Dear FSPH Community,
As students, practitioners and researchers of public health and health administration, we believe that everyone deserves the opportunity to live a long and healthy life. Your neighborhood, home or job shouldn’t be hazardous to your health. And neither should the color of your skin.
During these uncertain times, it is more important than ever to stand by our colleagues of color. I am proud of the work our students, faculty and staff do each day towards diversity and inclusion. I cannot stand by silently while our friends, neighbors and colleagues live in fear.
Recently, a student wrote to me and shared: “I have come to the realization that no matter our accolades, degrees, or position in the society, the color of my skin, the color of the skin of my husband, father, uncles, children, my entire family, will always be seen as a threat to my White counterpart and this leaves me heavily grieved.”
This breaks my heart. Our students, faculty and staff of color are human. They have worked hard and deserve to feel that their accomplishments speak for themselves, that their skin color is a celebration of their unique experience and their perspective is one to be respected rather than ignored.
In public health and health administration, we work to break down the barriers created by systemic racism to allow everyone the opportunity for health. Not only do we need to stand by our colleagues, but we need to lead the way in breaking down these barriers.
Our words and actions have power. By not calling out racism, we become complicit in allowing a culture of racism to continue. We must be allies to our colleagues and friends.
Black and brown lives matter. They matter when we aren’t recording video. They matter when we aren’t on social media. And they matter when no one is looking.
Many of you are already acknowledging and fighting back against injustice. I am proud of the work our students, faculty and staff do each day to overcome the seen and unseen forms of oppression that hold us back.
However, there is always more we can do. It can be tough to know where to start, but if you want to demonstrate your commitment to being an ally, there are resources available.
Educate yourself. We all work and study in academia. We are used to doing our research. Learn what you can and brush up on history. And own up to your mistakes.
Listen. Having white privilege doesn’t mean that your life isn’t difficult. But it does mean that you aren’t targeted because of the color of your skin. Pay attention to what is happening around you and learn how to identify racism. Uplift your colleagues of color without speaking for them and taking away their voice. Make an effort to understand how others’ experiences have been different than your own experience.
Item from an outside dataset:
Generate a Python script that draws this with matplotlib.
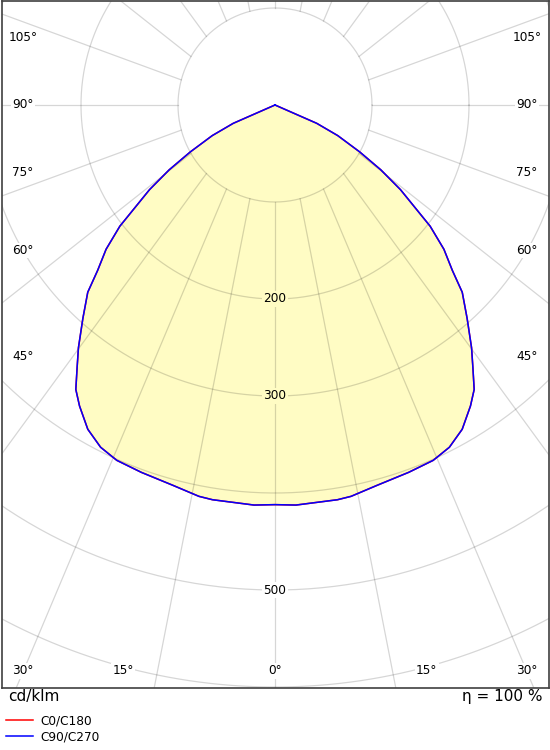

Stand up. Build networks and support leaders of color. Call out injustice and discrimination when you see it. Learn and use the 5D’s of bystander intervention.
In public health and health administration, we solve problems each day to create opportunities for others. In the words of Maya Angelou: “Hate, it has caused a lot of problems in this world, but it has not solved one yet.”
Let us continue to dismantle hate and make the world we live in equitable for everyone.